Smelling the hay and flashing back to this memory is comforting for Frederic, but now this memory is forever changed because of the war. In a couple of years if he were to smell hay and flash back he would probably remember sitting in the hay loft taking shelter during the war. I really like how Hemingway describes the memory in detail and then bluntly says, “You could not go back.” There is no need to explain that line. Those five words clearly explain themselves—after someone is affected by a war, nothing will ever be the same.
Hemingway is using this situation to describe the forward nature of time. There is no stopping its progress and therefore the best should be made of each moment lived, for all one can do is recall each moment and never relive it. In doing so he is also telling of how the war is detrimental to the lives of everyone involved, for it takes time off of the hands of each person and fills it with death and violence. These peaceful memories do, however, prove a comfort during the harsh times of war, and Henry’s memories prove a moment of comfort before the reality of the time he is now living in shatter it. It is one of the truths everyone involved in the war must face, that whatever old lives they had will change and nobody involved will leave unscathed. Thus is the harsh nature of war.
I think that this passage describes how war can strip people of their lives before the war. During war, almost no one is unaffected by destruction or death. Although Frederic still kept his memories of the barn, he is unable to ever go back and relive those days in the barn when they were happier and more at ease. War destroyed Frederic’s peace of mind, and, like Austin said, he can’t return to the mental state of prewar life. Frederic cannot bring his friend back to life or return the barn to its original peaceful state.
Pride Snow
War is a terrible, gruesome thing; there is simply no way around that fact. It is a constant grind on the battlefield, not just to keep doing your job to the best of your ability to help your country, but to stay alive day in and day out. Sometime the only way soldiers can escape the pain that life on the fronts gives them is by remembering how it used to be, before the violence. In this case it was remembering life back on the barn, the smell of hay, lying in it, and relaxing. In one year so much had changed.

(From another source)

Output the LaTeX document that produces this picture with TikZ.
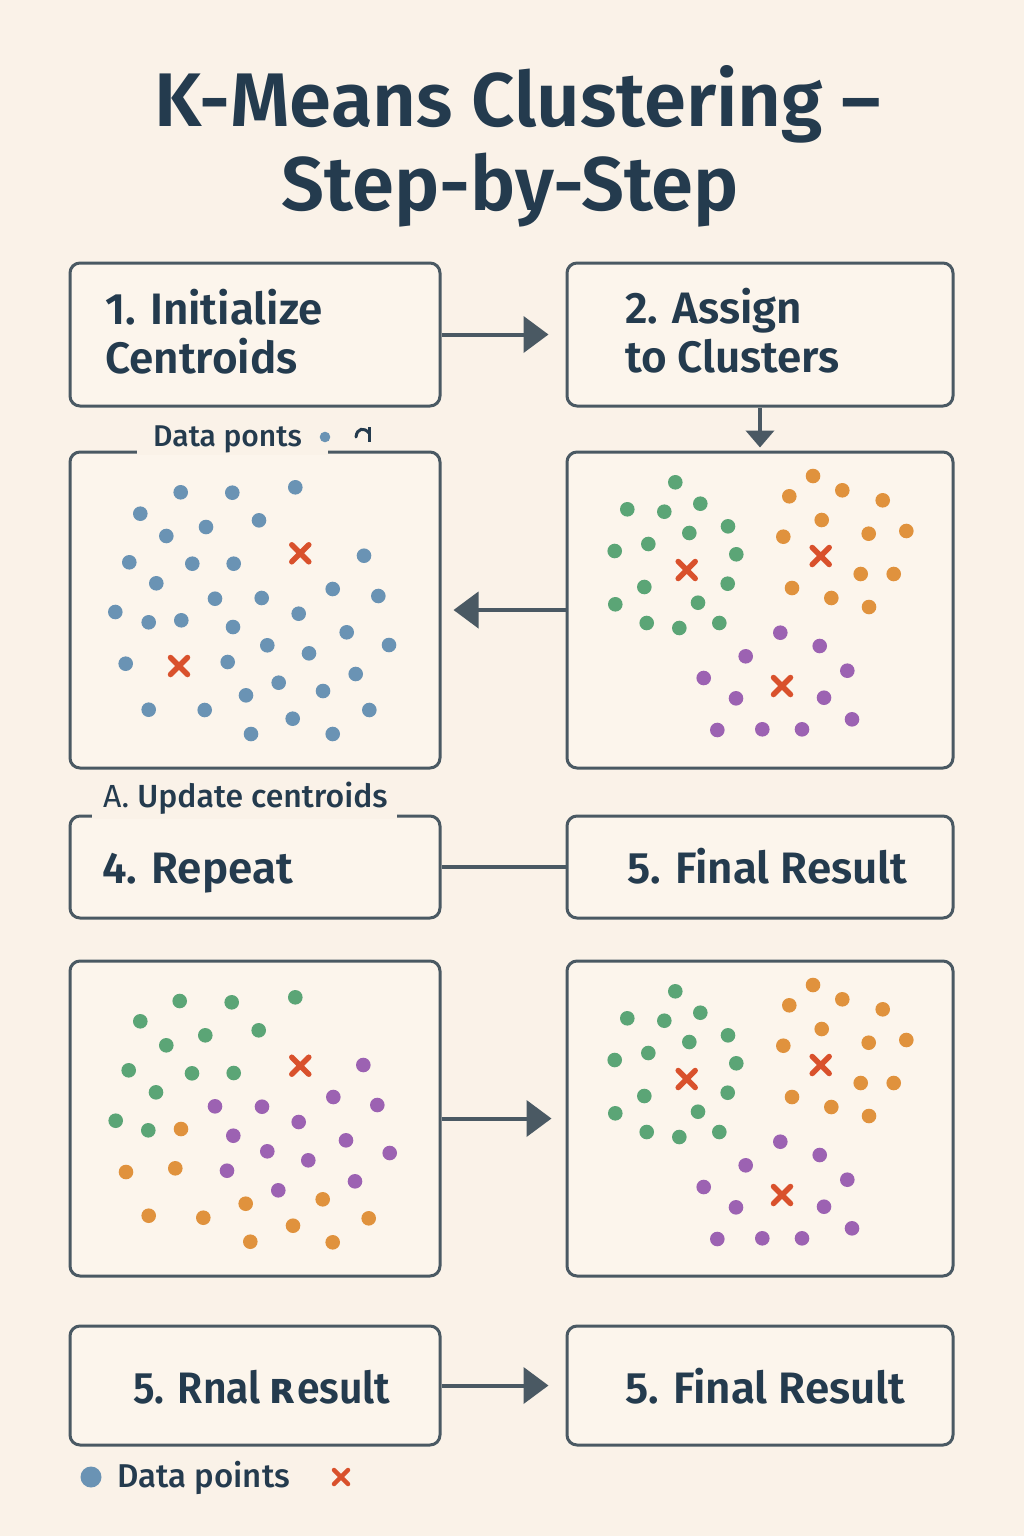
\documentclass[tikz,border=0pt]{standalone}
\usepackage{fontspec}
\setmainfont{Fira Sans}
\newfontfamily\fsb{Fira Sans SemiBold}
\newfontfamily\fmed{Fira Sans Medium}
\newfontfamily\dejavu{DejaVu Sans}
\usetikzlibrary{arrows.meta}
\definecolor{bgc}{HTML}{FAF2E8}
\definecolor{boxfill}{HTML}{FCF5EC}
\definecolor{strokec}{HTML}{4A5963}
\definecolor{txtc}{HTML}{243B4E}
\definecolor{dblue}{HTML}{6A93B4}
\definecolor{dgreen}{HTML}{5BA576}
\definecolor{dorange}{HTML}{E0923D}
\definecolor{dpurple}{HTML}{9C62B2}
\definecolor{crossc}{HTML}{D9512C}
\tikzset{
  kbox/.style={draw=strokec, fill=boxfill, line width=3pt, rounded corners=10pt, inner sep=0pt},
  arr/.style={draw=strokec, line width=4pt, -{Triangle[length=25pt,width=36pt]}},
  arrsmall/.style={draw=strokec, line width=4pt, -{Triangle[length=17pt,width=28pt]}},
  plainline/.style={draw=strokec, line width=4pt},
  boxtxt/.style={text=txtc, font=\fsb\fontsize{44}{48}\selectfont, anchor=base west, inner sep=0pt},
  smalltxt/.style={text=txtc, font=\fmed\fontsize{30}{32}\selectfont, anchor=base west, inner sep=0pt},
  titletxt/.style={text=txtc, font=\fsb\fontsize{76}{80}\selectfont, anchor=base, inner sep=0pt},
  crs/.style={draw=crossc, line width=5.5pt, line cap=round},
}
\newcommand\kmcross[2]{\draw[crs] (#1,#2) ++(-8.5,-8.5) -- ++(17,17) ++(0,-17) -- ++(-17,17);}
\begin{document}
\begin{tikzpicture}[x=1pt,y=-1pt]
\useasboundingbox (0,0) rectangle (1024,1536);
\fill[bgc] (0,0) rectangle (1024,1536);

% title
\node[titletxt] (title1) at (518,127) {K-Means Clustering –};
\node[titletxt] (title2) at (510.5,210) {Step-by-Step};

% boxes
\node[kbox, minimum width=370pt, minimum height=143pt] (b1) at (255,334.5) {};
\node[kbox, minimum width=386pt, minimum height=143pt] (b2) at (760,334.5) {};
\node[kbox, minimum width=370pt, minimum height=316pt] (p1) at (255,610) {};
\node[kbox, minimum width=386pt, minimum height=316pt] (p2) at (760,610) {};
\node[kbox, minimum width=370pt, minimum height=102pt] (b4) at (255,867) {};
\node[kbox, minimum width=386pt, minimum height=102pt] (b5) at (760,867) {};
\node[kbox, minimum width=370pt, minimum height=315pt] (p3) at (255,1118.5) {};
\node[kbox, minimum width=386pt, minimum height=315pt] (p4) at (760,1118.5) {};
\node[kbox, minimum width=370pt, minimum height=119pt] (b6) at (255,1385.5) {};
\node[kbox, minimum width=386pt, minimum height=119pt] (b7) at (760,1385.5) {};

% gaps in borders for labels
\fill[bgc] (137,449.5) rectangle (328,454.5);
\fill[bgc] (92,813.5) rectangle (397,818.5);

% connectors
\draw[arr, shorten >=17pt] (b1) -- (b2);
\draw[arrsmall, shorten >=3pt] (b2) -- (p2);
\draw[arr, shorten >=12pt] (p2) -- (p1);
\draw[plainline] (b4) -- (b5);
\draw[arr, shorten >=14pt] (p3) -- (p4);
\draw[arr, shorten >=17pt] (b6) -- (b7);

% box texts
\node[boxtxt] (t1a) at (105,324) {1. Initialize};
\node[boxtxt] (t1b) at (105,373) {Centroids};
\node[boxtxt] (t2a) at (625,323) {2. Assign};
\node[boxtxt] (t2b) at (625,372) {to Clusters};
\node[boxtxt] (t4) at (102,883) {4. Repeat};
\node[boxtxt] (t5) at (627,883) {5. Final Result};
\node[boxtxt] (t6) at (133,1403) {\scalebox{0.93}[1]{5. Rnal {\dejavu\bfseries ʀ}esult}};
\node[boxtxt] (t7) at (625,1403) {5. Final Result};

% small labels
\node[smalltxt] (l1) at (153,446) {Data ponts};
\fill[dblue] (325,437) circle (5.3);
\draw[txtc, line width=3pt] (369,427) -- (369,442);
\draw[txtc, line width=3pt, line cap=round] (356,437) .. controls (357,428) and (364,427) .. (369,433);
\node[smalltxt, font=\fmed\fontsize{32}{34}\selectfont] (l2) at (103,807) {{\fontspec{Fira Sans}A.} Update centroids};

% legend
\fill[dblue] (91,1477) circle (10.5);
\node[smalltxt, font=\fmed\fontsize{33}{35}\selectfont] (leg) at (117,1487) {Data points};
\draw[crs, line width=4.5pt] (341,1477) ++(-7,-7) -- ++(14,14) ++(0,-14) -- ++(-14,14);

% panel 1: blue points
\foreach \x/\y in {180.7/492.3,232.3/492.7,295.3/487.3,140.3/513.7,206/527,259/520.3,166.3/536,
  129.3/562.3,192.3/563.7,233.7/563.7,364/555.7,156.3/583.3,215/598.7,261.7/598,332.7/589,378.3/596,
  115.3/612,148.7/622.3,181.3/620.3,298.7/613.7,233/627,346.7/632.3,267.3/645.3,389/645,309/653.3,
  125.7/663.7,227.7/662,355.7/674,278.7/682.7,323/691,246/695.3,148.7/709.7,204.7/710,369.3/710,
  292.7/718.7,251/734,332.7/734}
  {\fill[dblue] (\x,\y) circle (7.3);}
\kmcross{300.3}{553.3}
\kmcross{179}{666}

% panels 2 and 4: clustered
\foreach \sh in {0,509}{
\begin{scope}[shift={(0,\sh)}]
\foreach \x/\y in {675.3/482.3,627.3/509.3,664.3/511.7,700.3/503.7,689.3/533,728/526.3,648.3/544,
  614.7/551,736.3/554.3,644.3/587,727.7/583.7,615.3/604.3,698/602.7,646.7/623,679.3/628,719.3/623}
  {\fill[dgreen] (\x,\y) circle (7.3);}
\foreach \x/\y in {813/476,789.3/496.3,842.3/490.3,882.7/500.3,821.7/520,783.3/536.7,868.7/533.7,
  906.3/531,860.7/574,893.7/574,792/588,831.3/598,869/607}
  {\fill[dorange] (\x,\y) circle (7.3);}
\foreach \x/\y in {780.3/632.7,819.7/646,745.7/656.3,847.3/670.7,703.7/678,736/698.3,824/697.7,
  852/719.3,717.3/730,762.3/729.3,802/729.3}
  {\fill[dpurple] (\x,\y) circle (7.3);}
\kmcross{686.7}{570}
\kmcross{820.7}{556}
\kmcross{782}{686}
\end{scope}
}

% panel 3: reassigned
\foreach \x/\y in {179.7/1001,231.7/1002.3,295.3/997.3,140.3/1021.3,205.3/1035.3,258.7/1030.3,
  166.3/1045.3,128.7/1070.3,192/1073.3,233.7/1073,156/1092.3,115.7/1120.7,148.3/1130.3}
  {\fill[dgreen] (\x,\y) circle (7.3);}
\foreach \x/\y in {363.3/1065,333.3/1097,377.3/1105,215/1106.3,262/1106.7,298.7/1122,233.3/1135.7,
  346/1140.3,267.3/1151.3,389.7/1153,308.3/1160.3,227/1170.7,355/1181.3,278.3/1190.3}
  {\fill[dpurple] (\x,\y) circle (7.3);}
\foreach \x/\y in {181/1129,126/1172,175.3/1168.3,245.7/1203.7,322.7/1199.3,148.7/1215.7,
  203.3/1217.7,368.7/1218.3,293/1225.7,250.3/1241.7,332.7/1242.3}
  {\fill[dorange] (\x,\y) circle (7.3);}
\kmcross{300.3}{1065.7}
\end{tikzpicture}
\end{document}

It wasn’t just the physical differences that shook him, but the fact that since seeing all of the death and violence around him during the war, his state of mind is completely different.
War has no mercy on anyone or anything. It could be the most beautiful town one day and a town of destruction the next. War does discriminate at all. Hemingway is describing the peaceful barn he enjoyed to go to before the war. He remembers the little things like the smell of it and the exact places he liked to sit at. Now, he returns to reality and realizes there is nothing left but a few stumps. When he says "you could not go back" he means physically and mentally. Physically, the barn will never be the same even if they rebuild it. It will never have the same smell or the same feeling it did before the war. Mentally, Frederic and many other men will never be able to put their pieces of life before war back together perfectly. They have seen and experienced too much for their life's to be the same peaceful way it was before.